Their article is just a bunch of the usual platitudes, unhelpful and completely ineffectual. Not a single person on the planet is going to do anything differently in response to their tepid complaints.

Go ahead -- change your light-bulb from incandescent to CFL -- big deal.

Schendler and Trexler don't take a single microsecond to discuss how to take a "radical step" or how much that will cost, and where that money is supposed to come from.

They're talking about "radical steps" -- by which I suspect they mean building a civilization with on carbon emissions. Do they have any conception at all of how much that would cost or how long it will take?

Just as an order of magnitude calculation you'd have to guess about $100T, and at least 40-60 yrs -- if we started tomorrow, which we won't. And they don't present any reason why we should start tomorrow. With children starving in this country and especially abroad....

Look, no one is more convinced than me that in the long run (60 yrs? 100 yrs? 150 yrs?) our societies will be suffering from global warming and climate change, and perhaps very seriously. But, even though I understand the science, I have no idea how to convince anyone of that -- not this society, not with this educational base. People, frankly, do not have the education to understand it, and lack any moral basis of concern for future generations. We are rampant with greed and selfishness. And no one is going to pay ~$10^3/yr to solve the problem. Period.

Period.

So what are we supposed to do?

6 comments:

Anonymous said...

The way to do it is to bring LFTR technology of the shelf. LFTR is the "green" nuclear technology already developed in the 60s.

LFTR has no co2 for those concerned about co2 while at the same time is a serious low cost (1/2 of current nuclear) energy source that can serve as the foundation for a competitive economy.

$10B over ten years to build a demo plant and begin deployment. Cheap!

charlesH

http://www.energyfromthorium.com/

Anonymous said...

David,

I invite you to check out LFTR at

http://www.energyfromthorium.com/

You have a physics degree. You can understand the info on the site. Join the forum. Ask any questions you like. There are a lot of very capable engineers/scientist on the site. The technology attracts both warmers and skeptics.

charlesH

Dano said...

I see very few non-Repub think-tank analyses that show $1k/yr costs. Oh, there will be costs, as we will need to pay the piper for our waste. But I don't see $1k/yr.

But we will change our behavior in response to price shifts, absent education and rational decision-making.
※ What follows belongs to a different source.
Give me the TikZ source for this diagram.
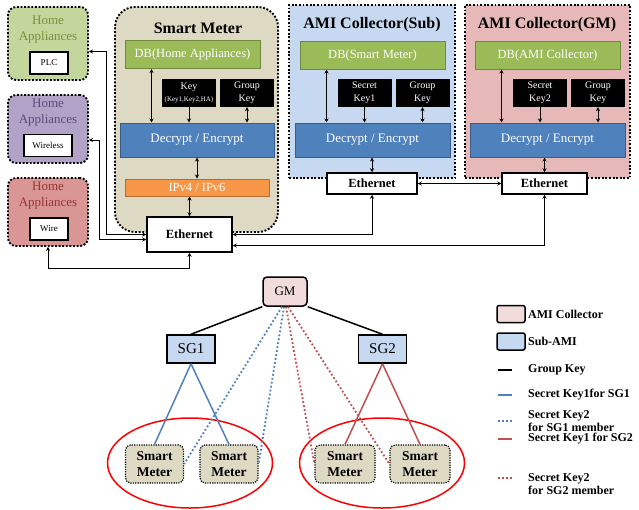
\documentclass[tikz,border=0pt]{standalone}
\usepackage{fontspec}
\setmainfont{Liberation Serif}
\usetikzlibrary{shapes.geometric, arrows.meta, positioning, calc}
\definecolor{hagreen}{RGB}{195,214,155}
\definecolor{hagreentext}{RGB}{119,147,60}
\definecolor{hapurple}{RGB}{179,162,199}
\definecolor{hapurpletext}{RGB}{96,74,123}
\definecolor{hared}{RGB}{217,150,148}
\definecolor{haredtext}{RGB}{149,55,53}
\definecolor{metercolor}{RGB}{221,217,195}
\definecolor{subcolor}{RGB}{198,217,241}
\definecolor{gmcolor}{RGB}{230,185,184}
\definecolor{gmlight}{RGB}{242,220,219}
\definecolor{dbcolor}{RGB}{155,187,89}
\definecolor{dbborder}{RGB}{113,137,63}
\definecolor{cryptcolor}{RGB}{79,129,189}
\definecolor{cryptborder}{RGB}{56,93,138}
\definecolor{ipcolor}{RGB}{247,150,70}
\definecolor{ipborder}{RGB}{182,109,49}
\definecolor{sgonecolor}{RGB}{79,129,189}
\definecolor{sgtwocolor}{RGB}{192,80,77}

\begin{document}
\begin{tikzpicture}[
    x=1pt, y=-1pt,
    dotborder/.style={draw, line width=1.9pt, dash pattern=on 1.9pt off 1.7pt},
    appliance/.style={dotborder, fill=#1, rounded corners=8pt, minimum width=80pt},
    hatitle/.style={text=#1, font=\fontsize{13}{16}\selectfont, align=center, inner sep=0pt},
    linkbox/.style={draw, line width=1.5pt, fill=white, font=\fontsize{9}{10}\selectfont, inner sep=0pt, minimum height=22pt},
    station/.style={dotborder, fill=#1, minimum width=166pt, minimum height=173pt},
    unittitle/.style={font=\bfseries\fontsize{16}{18}\selectfont, inner sep=0pt},
    dbbox/.style={draw=dbborder, line width=1pt, fill=dbcolor, text=white, font=\fontsize{12.5}{14}\selectfont, minimum height=28pt, inner sep=0pt},
    keybox/.style={fill=black, text=white, font=\fontsize{10}{12.5}\selectfont, align=center, minimum width=54pt, minimum height=28pt, inner sep=0pt},
    cryptbox/.style={draw=cryptborder, line width=1pt, fill=cryptcolor, text=white, font=\fontsize{13}{14}\selectfont, minimum width=155pt, minimum height=34pt, inner sep=0pt},
    ipbox/.style={draw=ipborder, line width=1pt, fill=ipcolor, text=white, font=\fontsize{12.5}{14}\selectfont, minimum width=144pt, minimum height=17pt, inner sep=0pt},
    ether/.style={draw, line width=1.5pt, fill=white, font=\bfseries\fontsize{12.5}{14}\selectfont, inner sep=0pt},
    link/.style={line width=1pt, {Stealth[length=4pt,width=4pt]}-{Stealth[length=4pt,width=4pt]}},
    feed/.style={line width=1pt, -{Stealth[length=4pt,width=4pt]}},
    gmnode/.style={draw, line width=1.5pt, fill=gmlight, rounded corners=4pt, font=\fontsize{13}{15}\selectfont, minimum width=44pt, minimum height=29pt, inner sep=0pt},
    sgnode/.style={draw, line width=1.5pt, fill=subcolor, font=\fontsize{15}{17}\selectfont, minimum width=48pt, minimum height=28pt, inner sep=0pt},
    memnode/.style={draw, line width=1.2pt, dash pattern=on 1.2pt off 1.2pt, fill=metercolor, rounded corners=5pt, font=\bfseries\fontsize{13.5}{16}\selectfont, align=center, minimum width=58pt, minimum height=38pt, inner sep=0pt},
    ring/.style={ellipse, draw=red, line width=1.5pt, minimum width=165pt, minimum height=90pt},
    gkline/.style={draw=black, line width=1.5pt},
    skonea/.style={draw=sgonecolor, line width=1.5pt},
    skoneb/.style={draw=sgtwocolor, line width=1.5pt},
    sktwoa/.style={draw=sgonecolor, line width=1.8pt, dash pattern=on 1.8pt off 2.2pt},
    sktwob/.style={draw=sgtwocolor, line width=1.8pt, dash pattern=on 1.8pt off 2.2pt},
    legbox/.style={draw, line width=1.5pt, rounded corners=2pt, minimum width=28pt, minimum height=17pt, inner sep=0pt},
    legtext/.style={anchor=west, align=left, font=\bfseries\fontsize{12}{12.5}\selectfont, inner sep=0pt}
]
    \useasboundingbox (0,0) rectangle (639,509);

    % Home appliances
    \node[appliance=hagreen, minimum height=73pt] (hapl) at (48,43.5) {};
    \node[appliance=hapurple, minimum height=68pt] (hawl) at (48,129) {};
    \node[appliance=hared, minimum height=68pt] (hawr) at (48,212) {};
    \node[hatitle=hagreentext] (hapltitle) at (48,30) {Home\\Appliances};
    \node[hatitle=hapurpletext] (hawltitle) at (48,113) {Home\\Appliances};
    \node[hatitle=haredtext] (hawrtitle) at (48,196) {Home\\Appliances};
    \node[linkbox, minimum width=38pt] (plc) at (49,63) {PLC};
    \node[linkbox, minimum width=48pt] (wireless) at (48,145.5) {Wireless};
    \node[linkbox, minimum width=38pt] (wire) at (49,229) {Wire};

    % Smart meter
    \node[station=metercolor, rounded corners=20pt, minimum width=163pt, minimum height=225pt] (meter) at (196.5,119.5) {};
    \node[unittitle] (metertitle) at (198,28) {Smart Meter};
    \node[dbbox, minimum width=135pt] (dbha) at (192.5,54.5) {DB(Home Appliances)};
    \node[keybox] (keyha) at (189,93) {Key\\{\fontsize{7}{8}\selectfont(Key1,Key2,HA)}};
    \node[keybox] (gkha) at (247,93) {Group\\Key};
    \node[cryptbox, minimum width=154pt] (decsm) at (197,140) {Decrypt / Encrypt};
    \node[ipbox] (ipsm) at (197,187.5) {IPv4 / IPv6};
    \node[ether, minimum width=85pt, minimum height=35pt] (ethsm) at (189.5,234.5) {Ethernet};

    % AMI collector (Sub)
    \node[station=subcolor] (sub) at (372,91.5) {};
    \node[unittitle] (subtitle) at (372,25) {AMI Collector(Sub)};
    \node[dbbox, minimum width=145pt] (dbsub) at (372.5,55) {DB(Smart Meter)};
    \node[keybox] (sksub) at (364.5,93) {Secret\\Key1};
    \node[keybox] (gksub) at (422.5,93) {Group\\Key};
    \node[cryptbox] (decsub) at (372.5,140) {Decrypt / Encrypt};
    \node[ether, minimum width=90pt, minimum height=21pt] (ethsub) at (372,183.5) {Ethernet};

    % AMI collector (GM)
    \node[station=gmcolor, minimum width=165pt] (gmunit) at (547.5,91.5) {};
    \node[unittitle] (gmtitle) at (547,25) {AMI Collector(GM)};
    \node[dbbox, minimum width=145pt] (dbgm) at (547.5,55) {DB(AMI Collector)};
    \node[keybox] (skgm) at (540,93) {Secret\\Key2};
    \node[keybox] (gkgm) at (598,93) {Group\\Key};
    \node[cryptbox] (decgm) at (547.5,140) {Decrypt / Encrypt};
    \node[ether, minimum width=85pt, minimum height=21pt] (ethgm) at (544.5,183.5) {Ethernet};

    % Links inside the units
    \draw[link] ([xshift=27pt]dbha.south west) -- ([xshift=32pt]decsm.north west);
    \draw[feed] (keyha.south) -- (keyha.south |- decsm.north);
    \draw[link] (gkha.south) -- (gkha.south |- decsm.north);
    \draw[link] (decsm.south) -- (ipsm.north);
    \draw[link] (ethsm.north) -- (ethsm.north |- ipsm.south);

    \draw[link] ([xshift=27pt]dbsub.south west) -- ([xshift=32pt]decsub.north west);
    \draw[feed] (sksub.south) -- (sksub.south |- decsub.north);
    \draw[link] (gksub.south) -- (gksub.south |- decsub.north);
    \draw[link] (ethsub.north) -- (ethsub.north |- decsub.south);

    \draw[link] ([xshift=27pt]dbgm.south west) -- ([xshift=32pt]decgm.north west);
    \draw[feed] (skgm.south) -- (skgm.south |- decgm.north);
    \draw[link] (gkgm.south) -- (gkgm.south |- decgm.north);
    \draw[link] (ethgm.north) -- (ethgm.north |- decgm.south);

    % Network links
    \draw[link] (ethsub.east) -- (ethgm.west);
    \draw[link] (ethsub.south) |- (ethsm.east);
    \draw[link] (ethgm.south) |- ([yshift=-11pt]ethsm.east);
    \draw[link] ([yshift=-8pt]hapl.east) -| ([xshift=-40pt]ethsm.west) -- (ethsm.west);
    \draw[link] ([yshift=-11pt]hawl.east) -| ([xshift=-47pt,yshift=-5pt]ethsm.west) -- ([yshift=-5pt]ethsm.west);
    \draw[link] (hawr.south) -- ++(0,22) -| (ethsm.south);

    % Key tree
    \node[ring] (ringa) at (190,463) {};
    \node[ring] (ringb) at (382,463) {};
    \node[gmnode] (gm) at (285,291.5) {GM};
    \node[sgnode] (sga) at (191,349) {SG1};
    \node[sgnode] (sgb) at (382.5,349) {SG2};
    \node[memnode] (sma) at (154.5,464) {Smart\\Meter};
    \node[memnode] (smb) at (229,464) {Smart\\Meter};
    \node[memnode, minimum width=60pt] (smc) at (345,464) {Smart\\Meter};
    \node[memnode, minimum width=60pt] (smd) at (420,464) {Smart\\Meter};

    \draw[gkline] (gm.south west) -- (sga.north);
    \draw[gkline] (gm.south east) -- (sgb.north);
    \draw[skonea] (sga.south) -- (sma.north);
    \draw[skonea] (sga.south) -- (smb.north);
    \draw[skoneb] (sgb.south) -- (smc.north);
    \draw[skoneb] (sgb.south) -- (smd.north);
    \draw[sktwoa] ([xshift=-3pt]gm.south) -- (sma.east);
    \draw[sktwoa] ([xshift=-1pt]gm.south) -- (smb.east);
    \draw[sktwob] ([xshift=1pt]gm.south) -- (smc.west);
    \draw[sktwob] ([xshift=3pt]gm.south) -- (smd.west);

    % Legend
    \node[legbox, fill=gmlight] (lgam) at (511,314) {};
    \node[legbox, fill=subcolor] (lgsub) at (511,341.5) {};
    \node[legtext] (lgamtext) at (528,314) {AMI Collector};
    \node[legtext] (lgsubtext) at (528,341.5) {Sub-AMI};
    \node[legtext] (lggk) at (528,370) {Group Key};
    \node[legtext] (lgska) at (528,395) {Secret Key1for SG1};
    \node[legtext] (lgskb) at (528,421) {Secret Key2\\for SG1 member};
    \node[legtext] (lgskc) at (528,439) {Secret Key1 for SG2};
    \node[legtext] (lgskd) at (528,484) {Secret Key2\\for SG2 member};
    \draw[gkline] ([xshift=-30pt]lggk.west) -- ([xshift=-16pt]lggk.west);
    \draw[skonea] ([xshift=-30pt]lgska.west) -- ([xshift=-16pt]lgska.west);
    \draw[sktwoa] ([xshift=-30pt]lgskb.west) -- ([xshift=-16pt]lgskb.west);
    \draw[skoneb] ([xshift=-30pt]lgskc.west) -- ([xshift=-16pt]lgskc.west);
    \draw[sktwob] ([xshift=-30pt,yshift=6pt]lgskd.west) -- ([xshift=-16pt,yshift=6pt]lgskd.west);
\end{tikzpicture}
\end{document}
And the vested interests know this, hence all the misinformation for the past 25 years.

Best,

D

bob said...

Emit vast quantities of sulphur hexafluoride into the atmosphere to make a point

Auden Schendler said...

The point of our essay wasn't to lay out solutions, it was to point out that inaction itself might produce a solution. Doing nothing could well lead to a panic that creates the political conditions for radical change, in the form of new and effective goverment and corporate policy. And that change could occur very rapidly. In the absense of such a panic, or some similar shift in public values or understanding, it's probably true that we don't solve this problem.

journo said...

I think a lot of our problems lie in the U.S.'s, on average, poor education system. At least regarding science education. But also on education in general. (I'm a sucker for good humanities-based thinking, which gets at the questions of how to live a good life - you know, which I think matters on these types of issues.)

From what I hear, people in China, where they "worship scientists" (in the words of a former colleague who will remain unnamed), don't question that climate change is real.

Unfortunately fixing our education system is going to be just as hard, if not much harder, to do than passing a climate bill. So, so much for a solution that has immediate impacts. But I think it's crucial to get it right in the long run.

I also think it's a major problem that Congress/America is becoming much more partisan. NPR had a short piece on this, with some analysis on the causes, recently.

Basically, it means that even more than before, politics comes down to a "fight," with whichever side that has more people supporting it at any given point in time, winning. It doesn't lead to constructive dialogue, where a solution that is (in theory) "best," or which at least takes different people's real (as opposed to politically-motivated) interests into account, is eventually created.